Provided entries »
........
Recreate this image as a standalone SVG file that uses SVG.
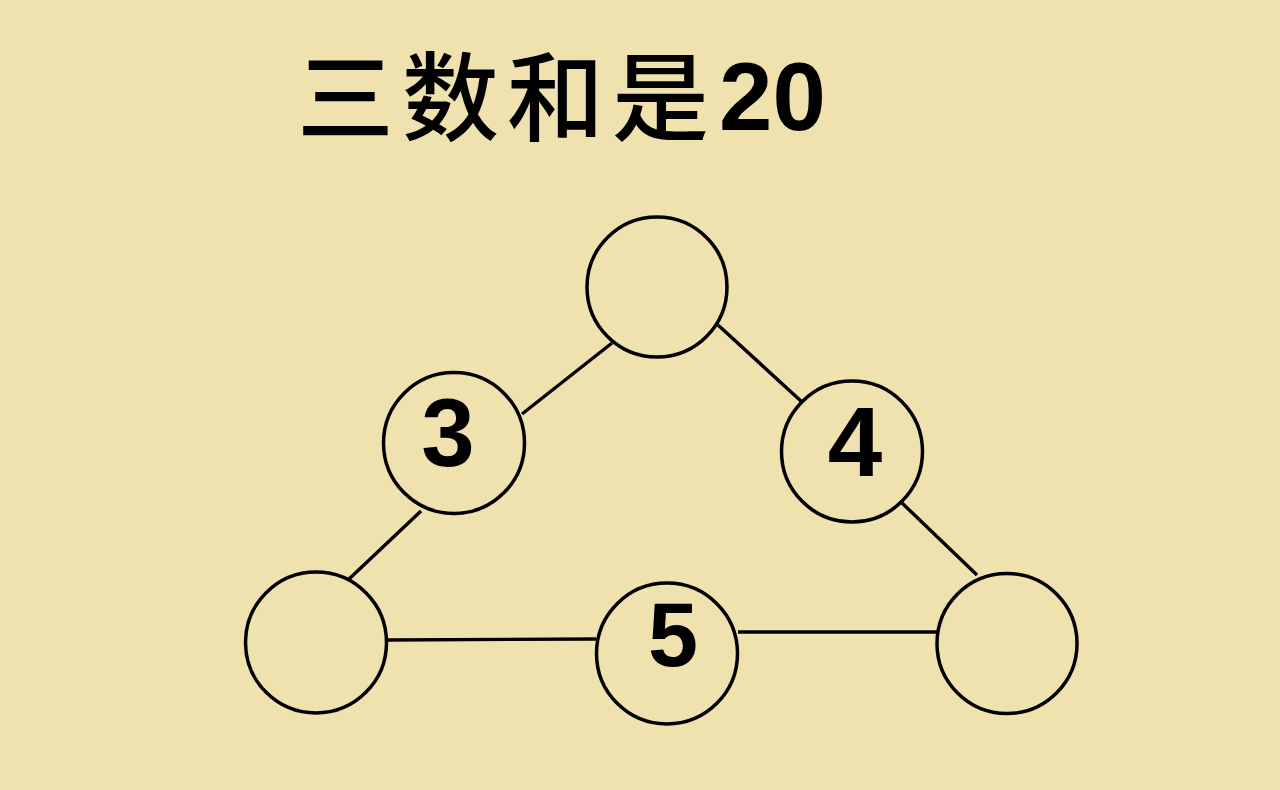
<svg xmlns="http://www.w3.org/2000/svg" width="1280" height="790" viewBox="0 0 1280 790">
<style>
.node circle{fill:none;stroke:#000;stroke-width:3.5}
.edges line{stroke:#000;stroke-width:3.4}
.num{font-family:"Liberation Sans",Arial,sans-serif;font-weight:bold;text-anchor:middle;fill:#000}
.title{font-family:"Noto Sans CJK SC","Noto Sans CJK JP",sans-serif;font-weight:500;font-size:97px;fill:#000}
</style>
<rect width="1280" height="790" fill="#F0E2AF"/>
<text class="title" x="297" y="133" letter-spacing="8">三数和是<tspan x="719" y="130" style="font-family:'Liberation Sans',Arial,sans-serif;font-weight:bold;font-size:96px;letter-spacing:0">20</tspan></text>
<g class="edges" id="connectors">
<line x1="612" y1="343" x2="522" y2="414"/>
<line x1="718" y1="325" x2="802" y2="402"/>
<line x1="421" y1="511" x2="348" y2="580"/>
<line x1="902" y1="503" x2="977" y2="575"/>
<line x1="387" y1="640" x2="596" y2="639"/>
<line x1="738" y1="632" x2="937" y2="632"/>
</g>
<g class="node" id="n-top"><circle cx="657" cy="287" r="70"/></g>
<g class="node" id="n-3"><circle cx="454" cy="443" r="70.5"/><text class="num" x="448" y="466" font-size="96">3</text></g>
<g class="node" id="n-4"><circle cx="852" cy="451.5" r="70.5"/><text class="num" x="855" y="476" font-size="98">4</text></g>
<g class="node" id="n-bl"><circle cx="316" cy="642.5" r="70.5"/></g>
<g class="node" id="n-5"><circle cx="667" cy="653.5" r="70.5"/><text class="num" x="673" y="666" font-size="90">5</text></g>
<g class="node" id="n-br"><circle cx="1007" cy="643.5" r="70"/></g>
</svg>
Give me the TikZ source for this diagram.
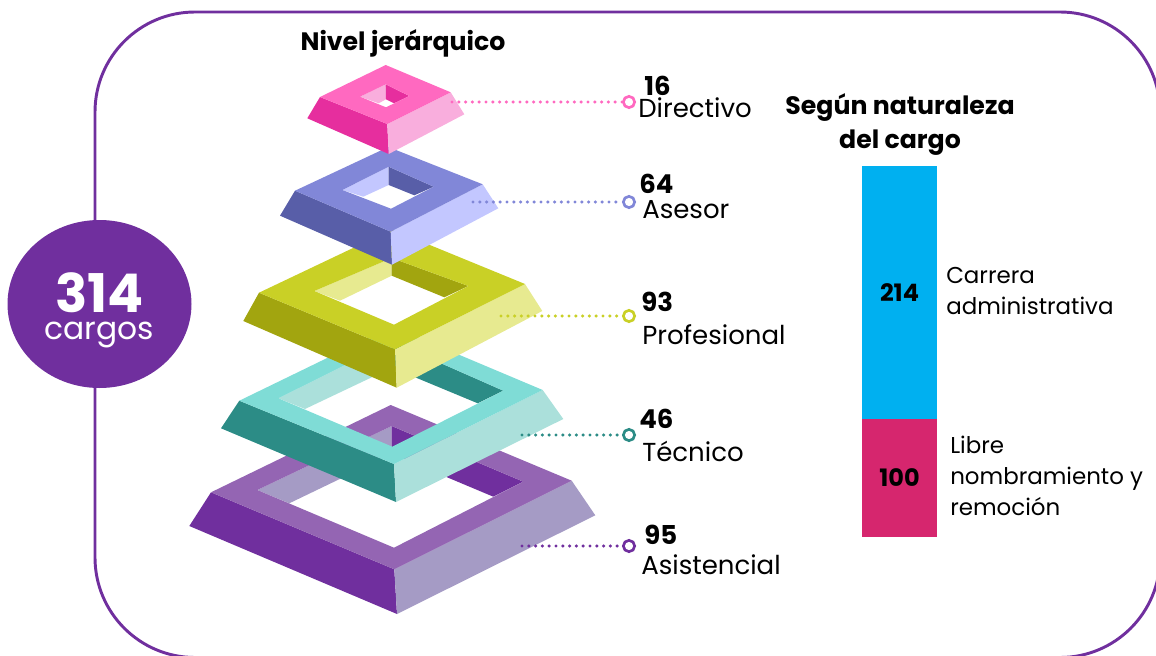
\documentclass[tikz,border=0pt]{standalone}
\usepackage{fontspec}
\setmainfont{Poppins}
\usetikzlibrary{shapes.geometric}
\definecolor{moradoA}{HTML}{702F9E}
\definecolor{moradoB}{HTML}{9465B3}
\definecolor{moradoC}{HTML}{A59BC5}
\definecolor{tealA}{HTML}{2C8C86}
\definecolor{tealB}{HTML}{7FDCD6}
\definecolor{tealC}{HTML}{ABE0DB}
\definecolor{verdeA}{HTML}{A2A50F}
\definecolor{verdeB}{HTML}{C9D026}
\definecolor{verdeC}{HTML}{E7EA90}
\definecolor{azulA}{HTML}{585EA8}
\definecolor{azulB}{HTML}{8187D8}
\definecolor{azulC}{HTML}{C3C7FF}
\definecolor{rosaA}{HTML}{E62E9E}
\definecolor{rosaB}{HTML}{FF69C0}
\definecolor{rosaC}{HTML}{F9AEDD}
\definecolor{barraAzul}{HTML}{00B0F0}
\definecolor{barraRoja}{HTML}{D6266E}
\tikzset{
  numero/.style={anchor=base west,font=\fontsize{19.5}{20}\selectfont\bfseries,inner sep=0pt},
  etiqueta/.style={anchor=base west,font=\fontsize{19.5}{20}\selectfont,inner sep=0pt},
  titulo/.style={align=center,font=\fontsize{18.9}{25.5}\selectfont\bfseries,inner sep=0pt},
  punto/.style={circle,draw=#1,fill=white,line width=2pt,minimum size=8.5pt,inner sep=0pt},
  enlace/.style={draw=#1,line width=2.6pt,line cap=round,dash pattern=on 0pt off 5.1pt},
  barra/.style={fill=#1,minimum width=56.25pt,inner sep=0pt,font=\fontsize{18}{18}\selectfont\bfseries},
  nota/.style={anchor=west,align=left,font=\fontsize{17.2}{23.5}\selectfont,inner sep=0pt}
}
\begin{document}
\begin{tikzpicture}[x=0.75pt,y=-0.75pt]
\clip (0,0) rectangle (1156,656);
\draw[moradoA,line width=2.2pt,rounded corners=75pt] (95,12) rectangle (1160,657.5);
\node (total) [ellipse,fill=moradoA,minimum width=138pt,minimum height=126pt,inner sep=0pt] at (99.5,304) {};
\node (totalTxt) [text=white,align=center,inner sep=0pt] at (99.5,310.5) {{\fontsize{40}{40}\selectfont\bfseries 314}\\[5.75pt]{\fontsize{23.5}{21}\selectfont cargos}};
\fill[moradoA] (211,492.3)--(394.3,569.3)--(397,614)--(189.3,526)--cycle;
\fill[moradoC] (571.7,480.7)--(394.3,569.3)--(397,614)--(595.3,515.3)--cycle;
\fill[moradoC] (257.3,490)--(391.7,426)--(391.7,454)--(289.3,503.3)--cycle;
\fill[moradoA] (391.7,426)--(523.3,481.7)--(493.3,496.7)--(391.7,454)--cycle;
\fill[moradoB,even odd rule] (390.7,405)--(571.7,480.7)--(394.3,569.3)--(211,492.3)--cycle (391.7,426)--(523.3,481.7)--(394,547.7)--(257.3,490)--cycle;
\fill[tealA] (239.3,400.7)--(394,464)--(396,502)--(221,428.3)--cycle;
\fill[tealC] (542.7,390)--(394,464)--(396,502)--(563.3,419)--cycle;
\fill[tealC] (278.3,398.3)--(392,341.7)--(392,367.7)--(305,409)--cycle;
\fill[tealA] (392,341.7)--(503.3,390.7)--(477.7,403.3)--(392,367.7)--cycle;
\fill[tealB,even odd rule] (392,326.5)--(542.7,390)--(394,464)--(239.3,400.7)--cycle (392,341.7)--(503.3,390.7)--(392.3,446.7)--(278.3,398.3)--cycle;
\fill[verdeA] (259,292.7)--(395,349.3)--(396.7,387.7)--(243.3,321)--cycle;
\fill[verdeC] (525,284)--(395,349.3)--(396.7,387.7)--(542.3,311)--cycle;
\fill[verdeC] (314.3,291)--(391.7,258)--(391.7,275.7)--(340,300.7)--cycle;
\fill[verdeA] (391.7,258)--(468.3,286)--(444.3,297.3)--(391.7,275.7)--cycle;
\fill[verdeB,even odd rule] (392,229.5)--(525,284)--(395,349.3)--(259,292.7)--cycle (391.7,258)--(468.3,286)--(394,324.7)--(314.3,291)--cycle;
\fill[azulA] (295,190.7)--(390.7,231.7)--(392,264.7)--(280,215.7)--cycle;
\fill[azulC] (482.7,184.3)--(390.7,231.7)--(392,264.7)--(498.3,208.3)--cycle;
\fill[azulC] (342.3,190)--(388.7,166.7)--(388.7,185)--(363.3,196.7)--cycle;
\fill[azulA] (388.7,166.7)--(433.7,186.7)--(414.3,195.3)--(388.7,185)--cycle;
\fill[azulB,even odd rule] (388.3,147)--(482.7,184.3)--(390.7,231.7)--(295,190.7)--cycle (388.7,166.7)--(433.7,186.7)--(391,208.7)--(342.3,190)--cycle;
\fill[rosaA] (320,97)--(387.3,124)--(388.7,154)--(307.3,118.3)--cycle;
\fill[rosaC] (450.7,92.3)--(387.3,124)--(388.7,154)--(464.3,114.3)--cycle;
\fill[rosaC] (360,96.7)--(385.7,84.3)--(386,99.3)--(378.7,103.3)--cycle;
\fill[rosaA] (385.7,84.3)--(409.3,96)--(394,103.3)--(386,99.3)--cycle;
\fill[rosaB,even odd rule] (385.7,65)--(450.7,92.3)--(387.3,124)--(320,97)--cycle (385.7,84.3)--(409.3,96)--(386,107.3)--(360,96.7)--cycle;
\coordinate (iniDirectivo) at (452,102);
\coordinate (iniAsesor) at (473,202);
\coordinate (iniProfesional) at (501,316);
\coordinate (iniTecnico) at (522,435);
\coordinate (iniAsistencial) at (522,546);
\node (ptoDirectivo) [punto=rosaB] at (629,102) {};
\node (ptoAsesor) [punto=azulB] at (629,202) {};
\node (ptoProfesional) [punto=verdeB] at (629,316) {};
\node (ptoTecnico) [punto=tealA] at (629,435) {};
\node (ptoAsistencial) [punto=moradoA] at (629,546) {};
\draw[enlace=rosaB] (iniDirectivo)--(ptoDirectivo);
\draw[enlace=azulB] (iniAsesor)--(ptoAsesor);
\draw[enlace=verdeB] (iniProfesional)--(ptoProfesional);
\draw[enlace=tealA] (iniTecnico)--(ptoTecnico);
\draw[enlace=moradoA] (iniAsistencial)--(ptoAsistencial);
\node (numDirectivo) [numero] at (644,96) {16};
\node (txtDirectivo) [etiqueta] at (638,117.7) {Directivo};
\node (numAsesor) [numero] at (639,194) {64};
\node (txtAsesor) [etiqueta] at (642,218) {Asesor};
\node (numProfesional) [numero] at (641,311.5) {93};
\node (txtProfesional) [etiqueta] at (642,344) {Profesional};
\node (numTecnico) [numero] at (639,428.5) {46};
\node (txtTecnico) [etiqueta] at (642,461) {Técnico};
\node (numAsistencial) [numero] at (644,544.5) {95};
\node (txtAsistencial) [etiqueta] at (641,574) {Asistencial};
\node (tituloNivel) [titulo] at (403,43) {Nivel jerárquico};
\node (tituloCargo) [titulo] at (900,124.5) {Según naturaleza\\del cargo};
\node (barCarrera) [barra=barraAzul,minimum height=189.75pt] at (899.5,292.5) {214};
\node (barLibre) [barra=barraRoja,minimum height=88.5pt] at (899.5,478) {100};
\node (notaCarrera) [nota] at (946,291) {Carrera\\administrativa};
\node (notaLibre) [nota] at (950,476) {Libre\\nombramiento y\\remoción};
\end{tikzpicture}
\end{document}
........
Stated exercise »
Read the data above. Pull out each line in which the string "this" appears.

Worked solution »
Recreate this image as a standalone SVG file that uses SVG.
Give me the TikZ source for this diagram.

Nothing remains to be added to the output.